Work instructions:
Emit a verbatim copy of the lines below from the line with "Reproduce this chart with Plotly." through the line with "import plotly.graph_objects as go", excluding pictures and everything outside that range.

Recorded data
Start
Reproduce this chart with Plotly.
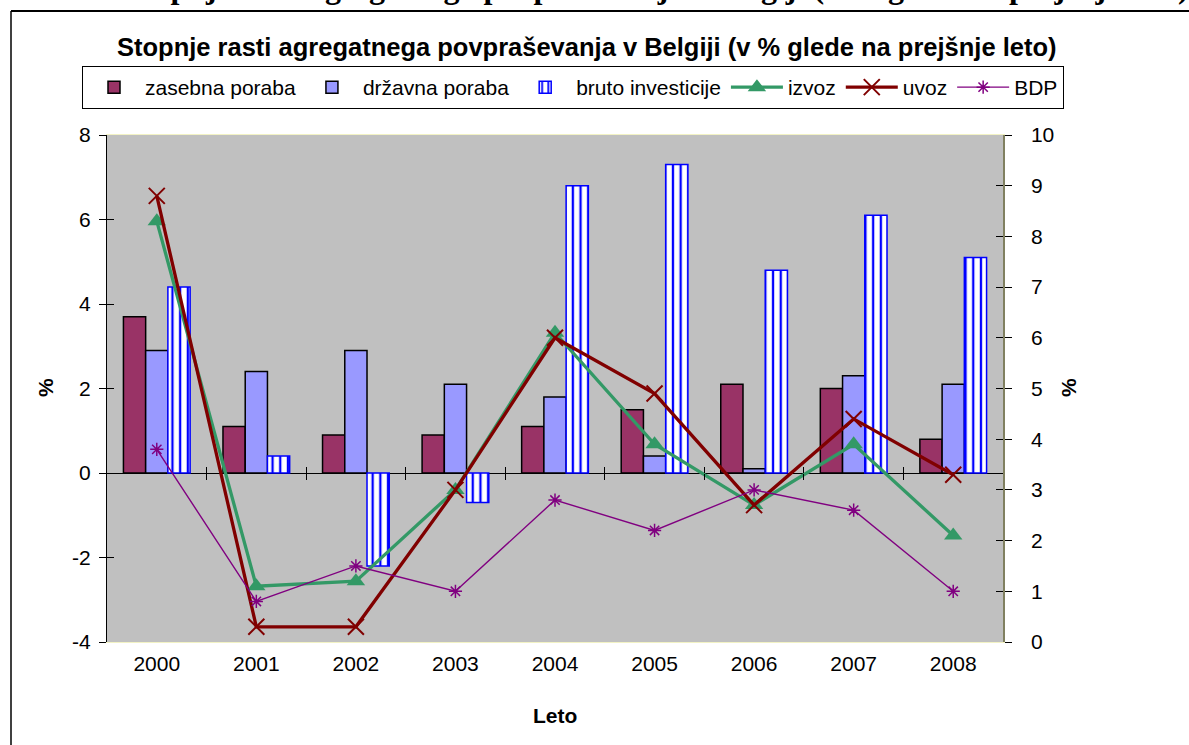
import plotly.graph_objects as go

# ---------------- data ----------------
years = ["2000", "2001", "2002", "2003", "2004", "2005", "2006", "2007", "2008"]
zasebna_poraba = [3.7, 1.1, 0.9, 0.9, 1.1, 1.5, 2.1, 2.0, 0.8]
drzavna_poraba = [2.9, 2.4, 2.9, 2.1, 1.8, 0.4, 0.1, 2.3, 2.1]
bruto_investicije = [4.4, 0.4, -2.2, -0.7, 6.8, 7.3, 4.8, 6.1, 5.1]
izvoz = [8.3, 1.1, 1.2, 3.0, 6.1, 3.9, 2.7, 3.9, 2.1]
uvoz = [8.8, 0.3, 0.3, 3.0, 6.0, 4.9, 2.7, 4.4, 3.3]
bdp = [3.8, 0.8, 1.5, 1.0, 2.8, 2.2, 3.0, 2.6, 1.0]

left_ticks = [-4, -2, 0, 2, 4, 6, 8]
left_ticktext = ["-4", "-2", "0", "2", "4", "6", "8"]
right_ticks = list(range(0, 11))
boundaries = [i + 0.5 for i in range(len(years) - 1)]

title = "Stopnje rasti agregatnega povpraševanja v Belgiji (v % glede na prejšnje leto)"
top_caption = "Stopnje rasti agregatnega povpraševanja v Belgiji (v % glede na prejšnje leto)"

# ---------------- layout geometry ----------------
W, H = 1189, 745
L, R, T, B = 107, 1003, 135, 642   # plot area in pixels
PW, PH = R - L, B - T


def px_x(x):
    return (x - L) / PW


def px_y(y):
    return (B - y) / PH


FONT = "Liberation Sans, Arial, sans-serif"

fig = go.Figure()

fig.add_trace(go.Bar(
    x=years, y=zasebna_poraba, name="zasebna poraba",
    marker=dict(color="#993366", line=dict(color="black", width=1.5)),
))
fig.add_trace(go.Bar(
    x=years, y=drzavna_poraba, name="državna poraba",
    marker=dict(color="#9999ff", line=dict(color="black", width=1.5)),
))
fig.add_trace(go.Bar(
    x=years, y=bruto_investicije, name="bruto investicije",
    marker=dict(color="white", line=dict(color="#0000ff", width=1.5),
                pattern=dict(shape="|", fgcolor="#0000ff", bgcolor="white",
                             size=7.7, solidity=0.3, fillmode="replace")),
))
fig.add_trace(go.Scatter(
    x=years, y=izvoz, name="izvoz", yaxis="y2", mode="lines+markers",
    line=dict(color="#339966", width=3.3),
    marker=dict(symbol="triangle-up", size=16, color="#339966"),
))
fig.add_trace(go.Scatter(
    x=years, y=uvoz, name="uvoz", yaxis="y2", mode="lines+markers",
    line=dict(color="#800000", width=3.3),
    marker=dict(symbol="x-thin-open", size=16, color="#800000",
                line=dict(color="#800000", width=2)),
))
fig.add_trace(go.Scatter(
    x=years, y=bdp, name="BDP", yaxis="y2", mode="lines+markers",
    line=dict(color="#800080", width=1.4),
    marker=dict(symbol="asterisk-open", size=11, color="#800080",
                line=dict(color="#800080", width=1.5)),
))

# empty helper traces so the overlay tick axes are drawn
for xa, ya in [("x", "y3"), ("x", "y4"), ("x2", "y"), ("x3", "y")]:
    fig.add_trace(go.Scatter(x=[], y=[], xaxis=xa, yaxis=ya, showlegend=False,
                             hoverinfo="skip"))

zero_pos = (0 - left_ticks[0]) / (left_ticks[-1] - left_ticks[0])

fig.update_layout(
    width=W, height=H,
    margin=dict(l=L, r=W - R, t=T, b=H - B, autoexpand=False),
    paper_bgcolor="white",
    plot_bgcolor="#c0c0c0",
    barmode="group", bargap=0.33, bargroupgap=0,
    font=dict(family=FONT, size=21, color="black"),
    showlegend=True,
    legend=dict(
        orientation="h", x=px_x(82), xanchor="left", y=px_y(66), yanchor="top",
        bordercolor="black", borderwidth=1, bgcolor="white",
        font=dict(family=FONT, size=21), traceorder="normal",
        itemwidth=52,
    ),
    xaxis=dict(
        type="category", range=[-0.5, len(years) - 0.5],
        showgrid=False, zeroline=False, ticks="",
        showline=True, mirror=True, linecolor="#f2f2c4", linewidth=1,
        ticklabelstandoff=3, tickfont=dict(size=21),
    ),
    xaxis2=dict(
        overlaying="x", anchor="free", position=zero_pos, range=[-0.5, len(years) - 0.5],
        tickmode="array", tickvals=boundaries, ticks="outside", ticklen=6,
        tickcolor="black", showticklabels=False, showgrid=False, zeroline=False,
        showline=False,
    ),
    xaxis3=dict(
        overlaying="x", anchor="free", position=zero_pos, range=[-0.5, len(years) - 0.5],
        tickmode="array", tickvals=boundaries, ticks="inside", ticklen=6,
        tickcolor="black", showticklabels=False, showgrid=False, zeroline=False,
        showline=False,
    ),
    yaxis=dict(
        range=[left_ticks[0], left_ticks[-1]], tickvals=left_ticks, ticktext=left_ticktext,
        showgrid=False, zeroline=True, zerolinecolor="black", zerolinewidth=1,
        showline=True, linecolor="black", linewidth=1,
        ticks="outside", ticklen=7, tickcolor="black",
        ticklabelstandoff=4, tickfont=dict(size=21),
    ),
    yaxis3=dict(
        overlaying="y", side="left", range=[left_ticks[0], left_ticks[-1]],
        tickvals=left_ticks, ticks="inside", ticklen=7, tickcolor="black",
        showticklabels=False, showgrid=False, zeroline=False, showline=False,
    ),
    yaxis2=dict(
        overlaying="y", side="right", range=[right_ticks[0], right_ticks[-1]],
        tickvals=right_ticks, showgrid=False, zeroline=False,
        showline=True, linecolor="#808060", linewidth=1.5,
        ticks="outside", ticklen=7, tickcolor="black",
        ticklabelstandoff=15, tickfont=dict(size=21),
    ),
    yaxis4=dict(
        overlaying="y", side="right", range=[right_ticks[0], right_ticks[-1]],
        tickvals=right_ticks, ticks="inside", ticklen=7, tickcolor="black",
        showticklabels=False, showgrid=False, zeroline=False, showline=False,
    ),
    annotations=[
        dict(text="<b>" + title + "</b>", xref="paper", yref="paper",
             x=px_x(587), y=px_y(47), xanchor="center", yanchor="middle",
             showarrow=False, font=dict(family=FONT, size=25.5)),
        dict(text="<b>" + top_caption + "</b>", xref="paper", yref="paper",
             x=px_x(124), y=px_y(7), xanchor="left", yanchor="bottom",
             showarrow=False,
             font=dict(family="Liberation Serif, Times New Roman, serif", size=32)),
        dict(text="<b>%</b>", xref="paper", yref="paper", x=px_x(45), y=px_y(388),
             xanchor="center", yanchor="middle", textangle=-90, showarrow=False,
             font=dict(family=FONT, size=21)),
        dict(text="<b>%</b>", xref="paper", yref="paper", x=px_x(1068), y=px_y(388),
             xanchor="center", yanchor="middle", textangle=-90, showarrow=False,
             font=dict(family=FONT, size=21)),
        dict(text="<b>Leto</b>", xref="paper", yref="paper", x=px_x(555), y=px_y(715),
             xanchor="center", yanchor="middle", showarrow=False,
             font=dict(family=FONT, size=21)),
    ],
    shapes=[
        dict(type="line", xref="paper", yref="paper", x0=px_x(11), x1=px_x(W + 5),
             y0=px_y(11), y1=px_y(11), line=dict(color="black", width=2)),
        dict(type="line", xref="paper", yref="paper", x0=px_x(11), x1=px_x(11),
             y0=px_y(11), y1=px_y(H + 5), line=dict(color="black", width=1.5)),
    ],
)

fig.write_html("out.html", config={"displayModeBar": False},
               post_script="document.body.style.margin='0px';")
End
Start
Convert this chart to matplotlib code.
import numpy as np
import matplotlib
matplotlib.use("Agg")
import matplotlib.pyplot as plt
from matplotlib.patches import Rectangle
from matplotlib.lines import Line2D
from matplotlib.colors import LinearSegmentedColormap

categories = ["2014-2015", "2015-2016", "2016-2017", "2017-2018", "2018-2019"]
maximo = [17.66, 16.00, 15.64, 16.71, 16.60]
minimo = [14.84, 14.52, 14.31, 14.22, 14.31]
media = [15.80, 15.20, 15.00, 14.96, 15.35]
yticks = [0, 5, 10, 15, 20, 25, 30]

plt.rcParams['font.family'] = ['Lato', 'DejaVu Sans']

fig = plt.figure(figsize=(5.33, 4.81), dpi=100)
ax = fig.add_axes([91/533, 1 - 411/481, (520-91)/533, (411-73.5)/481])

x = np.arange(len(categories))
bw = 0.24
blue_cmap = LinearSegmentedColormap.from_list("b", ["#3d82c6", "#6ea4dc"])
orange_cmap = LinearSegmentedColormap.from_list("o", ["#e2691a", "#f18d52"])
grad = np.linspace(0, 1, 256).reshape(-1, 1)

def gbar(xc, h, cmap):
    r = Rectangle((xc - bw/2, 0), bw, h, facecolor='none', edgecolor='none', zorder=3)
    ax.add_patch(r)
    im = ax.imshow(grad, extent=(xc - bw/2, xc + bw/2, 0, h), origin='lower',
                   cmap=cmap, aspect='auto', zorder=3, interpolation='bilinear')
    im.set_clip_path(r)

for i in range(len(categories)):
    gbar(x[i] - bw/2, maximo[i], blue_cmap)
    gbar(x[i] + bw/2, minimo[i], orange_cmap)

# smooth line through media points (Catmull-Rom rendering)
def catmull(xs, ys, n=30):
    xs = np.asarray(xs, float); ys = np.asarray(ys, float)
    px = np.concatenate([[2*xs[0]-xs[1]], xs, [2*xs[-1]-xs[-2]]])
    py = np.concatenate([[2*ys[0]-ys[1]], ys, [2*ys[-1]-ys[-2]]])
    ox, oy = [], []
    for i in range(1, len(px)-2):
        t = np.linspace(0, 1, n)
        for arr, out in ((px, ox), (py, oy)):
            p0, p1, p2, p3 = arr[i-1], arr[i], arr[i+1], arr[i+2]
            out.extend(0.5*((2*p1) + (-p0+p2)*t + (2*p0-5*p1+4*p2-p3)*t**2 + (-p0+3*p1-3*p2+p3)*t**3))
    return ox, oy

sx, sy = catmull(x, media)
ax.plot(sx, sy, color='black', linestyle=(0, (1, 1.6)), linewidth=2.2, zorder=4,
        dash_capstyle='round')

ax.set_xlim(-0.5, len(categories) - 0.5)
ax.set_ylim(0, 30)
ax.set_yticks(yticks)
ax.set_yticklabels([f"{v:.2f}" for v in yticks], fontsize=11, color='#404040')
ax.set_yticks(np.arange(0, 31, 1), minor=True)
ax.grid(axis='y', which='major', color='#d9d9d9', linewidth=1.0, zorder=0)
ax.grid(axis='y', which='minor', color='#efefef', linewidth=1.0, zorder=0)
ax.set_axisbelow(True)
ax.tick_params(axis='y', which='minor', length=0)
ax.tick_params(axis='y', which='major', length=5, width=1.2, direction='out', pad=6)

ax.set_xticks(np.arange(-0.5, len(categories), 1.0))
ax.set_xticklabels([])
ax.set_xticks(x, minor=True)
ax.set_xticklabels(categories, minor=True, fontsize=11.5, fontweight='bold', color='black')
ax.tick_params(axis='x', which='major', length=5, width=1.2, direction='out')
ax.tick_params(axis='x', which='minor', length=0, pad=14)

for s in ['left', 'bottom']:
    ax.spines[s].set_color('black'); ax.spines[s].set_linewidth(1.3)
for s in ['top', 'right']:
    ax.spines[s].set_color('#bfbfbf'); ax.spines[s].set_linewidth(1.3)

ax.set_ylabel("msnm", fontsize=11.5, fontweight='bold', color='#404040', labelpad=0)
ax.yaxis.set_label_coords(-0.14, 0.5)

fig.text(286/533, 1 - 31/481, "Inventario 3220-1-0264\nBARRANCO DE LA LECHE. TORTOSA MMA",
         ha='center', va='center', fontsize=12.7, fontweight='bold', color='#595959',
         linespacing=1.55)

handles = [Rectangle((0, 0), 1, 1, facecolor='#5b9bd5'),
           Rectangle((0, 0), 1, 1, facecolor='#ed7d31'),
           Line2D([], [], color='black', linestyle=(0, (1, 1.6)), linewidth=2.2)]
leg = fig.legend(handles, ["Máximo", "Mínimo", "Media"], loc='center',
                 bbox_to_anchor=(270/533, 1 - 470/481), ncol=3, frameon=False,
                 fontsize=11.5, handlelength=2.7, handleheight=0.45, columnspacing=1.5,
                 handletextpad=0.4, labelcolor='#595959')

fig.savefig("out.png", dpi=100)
End
Finished answer:
Reproduce this chart with Plotly.
import plotly.graph_objects as go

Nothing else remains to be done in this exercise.